Commenting on statistics from another University of Albany report on the demand for new physicians in New York, Jeane M. More, director of the Center for Health Workforce Studies, says, “There is growing concern about an emerging shortage of physicians nationwide. New physicians, particularly those who train in the state, are an important source of  New York doctors.”

With only half of the physicians in that study indicating they  will be staying in New York State, she adds, “It is critical to understand why new physicians are leaving the state and use this information to develop strategies that will retain the ones we need.”

There are scores more studies, tables and pages of statistics analyzing the situation on a state and nationwide scale, but Acevedo is focused locally, and despite the numbers, he’s optimistic.

He says one new surgeon, Dahlia Alspaugh, is already seeing patients in Penn Yan and another surgeon is expected to begin seeing patients here in mid-May.

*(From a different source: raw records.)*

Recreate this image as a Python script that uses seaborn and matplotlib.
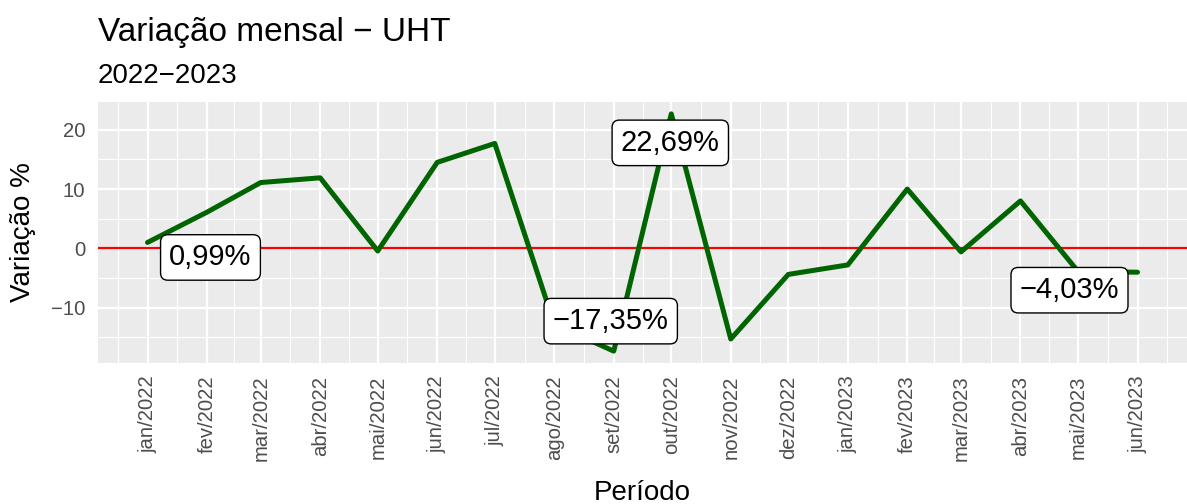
import pandas as pd
import matplotlib.pyplot as plt
import seaborn as sns

# dados
periodos = ["2022-01-01", "2022-02-01", "2022-03-01", "2022-04-01", "2022-05-01", "2022-06-01",
            "2022-07-01", "2022-08-01", "2022-09-01", "2022-10-01", "2022-11-01", "2022-12-01",
            "2023-01-01", "2023-02-01", "2023-03-01", "2023-04-01", "2023-05-01", "2023-06-01"]
variacao = [0.99, 6.1, 11.1, 11.9, -0.45, 14.5, 17.7, -12.8, -17.35, 22.69, -15.3, -4.4,
            -2.8, 10.0, -0.6, 8.0, -3.9, -4.03]
rotulos_x = ["jan/2022", "fev/2022", "mar/2022", "abr/2022", "mai/2022", "jun/2022",
             "jul/2022", "ago/2022", "set/2022", "out/2022", "nov/2022", "dez/2022",
             "jan/2023", "fev/2023", "mar/2023", "abr/2023", "mai/2023", "jun/2023"]

# pontos com rótulo (primeiro, mínimo, máximo, último) e deslocamento do rótulo em pixels
destaques = ["2022-01-01", "2022-09-01", "2022-10-01", "2023-06-01"]
desloc = [(63, -15), (-3, 30), (-1, -29), (-68, -18)]

df = pd.DataFrame({"periodo": pd.to_datetime(periodos), "variacao": variacao})

sns.set_theme(style="darkgrid", rc={
    "axes.facecolor": "#EBEBEB",
    "grid.color": "white",
    "axes.edgecolor": "#EBEBEB",
})
plt.rcParams["font.family"] = ["Liberation Sans", "DejaVu Sans"]

fig, ax = plt.subplots(figsize=(11.87, 5.04), dpi=100)
fig.subplots_adjust(left=98 / 1187, right=1.0, top=1 - 102 / 504, bottom=1 - 363 / 504)

ax.axhline(0, color="red", lw=1.6, zorder=2)
sns.lineplot(data=df, x="periodo", y="variacao", color="#006400", lw=3.6, ax=ax, zorder=3)

# escalas com expansão de 5% como no ggplot
x0, x1 = df["periodo"].min(), df["periodo"].max()
dx = (x1 - x0) * 0.05
ax.set_xlim(x0 - dx, x1 + dx)
y0, y1 = df["variacao"].min(), df["variacao"].max()
dy = (y1 - y0) * 0.05
ax.set_ylim(y0 - dy, y1 + dy)

ax.set_xticks(df["periodo"])
ax.set_xticklabels(rotulos_x, rotation=90)
datas = df["periodo"]
meios = list(datas[:-1] + (datas.diff()[1:].values / 2))
meios = [datas.iloc[0] - (datas.iloc[1] - datas.iloc[0]) / 2] + meios + \
        [datas.iloc[-1] + (datas.iloc[-1] - datas.iloc[-2]) / 2]
ax.set_xticks(meios, minor=True)
ax.set_yticks([-10, 0, 10, 20])
ax.set_yticklabels(["\u221210", "0", "10", "20"])
ax.set_yticks([-15, -5, 5, 15], minor=True)

ax.grid(which="major", color="white", lw=1.6)
ax.grid(which="minor", color="white", lw=0.8)
ax.tick_params(which="major", length=6, width=1.4, color="#333333", labelcolor="#4D4D4D",
               labelsize=14.6, pad=3)
ax.tick_params(which="minor", length=0)
for s in ax.spines.values():
    s.set_visible(False)

for d, (ox, oy) in zip(destaques, desloc):
    v = df.loc[df["periodo"] == pd.Timestamp(d), "variacao"].iloc[0]
    txt = f"{v:.2f}%".replace(".", ",").replace("-", "\u2212")
    ax.annotate(txt, (pd.Timestamp(d), v), xytext=(ox, oy), textcoords="offset pixels",
                ha="center", va="center", fontsize=21, color="black", zorder=5,
                bbox=dict(boxstyle="round,pad=0.3,rounding_size=0.25", fc="white",
                          ec="black", lw=1.0))

ax.set_xlabel("")
ax.set_ylabel("")
fig.text(23 / 1187, 1 - 232 / 504, "Variação %", rotation=90, ha="center", va="center",
         fontsize=20, color="black")
fig.text((98 + 1187) / 2 / 1187, 4 / 504, "Período", ha="center", va="baseline",
         fontsize=20, color="black")
fig.text(98 / 1187, 1 - 41 / 504, "Variação mensal \u2212 UHT", ha="left", va="baseline",
         fontsize=24, color="black")
fig.text(98 / 1187, 1 - 83 / 504, "2022\u22122023", ha="left", va="baseline",
         fontsize=20, color="black")

fig.savefig("out.png", dpi=100)
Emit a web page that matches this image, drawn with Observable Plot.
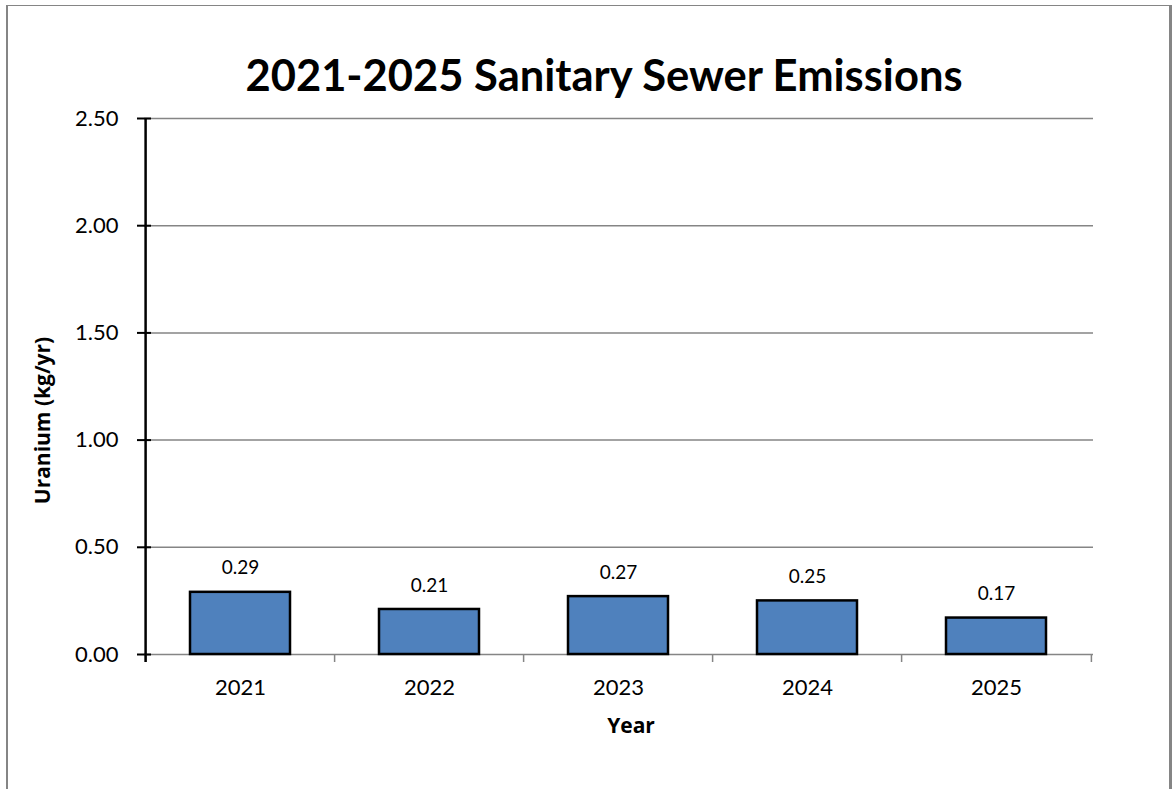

He says a rural practice holds a special appeal, and the Penn Yan area has a lot to offer physicians. It’s a matter of finding the right fit.

He says looking for certain values in a doctor during the recruitment process help. Among those values are being able to recognize the need to perform at their best all the time. “Because they go into the grocery store and see their patients,” he says, explaining a doctor in a smaller community needs to be able to say “I’m sorry,” sometimes.

But, he adds, a small rural community offers doctors a lot of challenges and rewards.

“We need board certified emergency department physicians who can handle anything. In this community we have farm accidents and then in the summer we get flooded with tourists and see injuries from water sports then in the winter there are falls. These all require a unique set of skills,” he says. To address that need, the hospital successfully recruited several emergency department doctors from Strong Memorial Hospital in Rochester, a move that means the health system won’t need “locum tenens” or temporary physicians in the emergency department.

The rewards for new doctors coming to the community include an opportunity to get to know patients more. He says here, people thank you for being kind and personable. In urban areas, there’s a feeling of entitlement and people say they feel more like a number.

He says doctors thinking about moving to the area are particularly interested in the school system, so having Penn Yan School Superintendent Ann Orman on the hospital board helps. Then they look at real estate, day care and other quality of life areas. “What works best is when people (in the community) are naturally friendly and go the extra mile so we’ll get a benefit from this effort,” he says.

He says he sees a reminder of the need to go the extra mile regularly.

When he goes from the hospital to his office, he passes by the plaque listing all the “soldiers and sailors” to whom the original hospital was dedicated.

“I’m not going to let this hospital stop providing the care in their honor. They (new doctors) may be new faces coming in, but that’s OK because they will be bringing a new energy,” he says.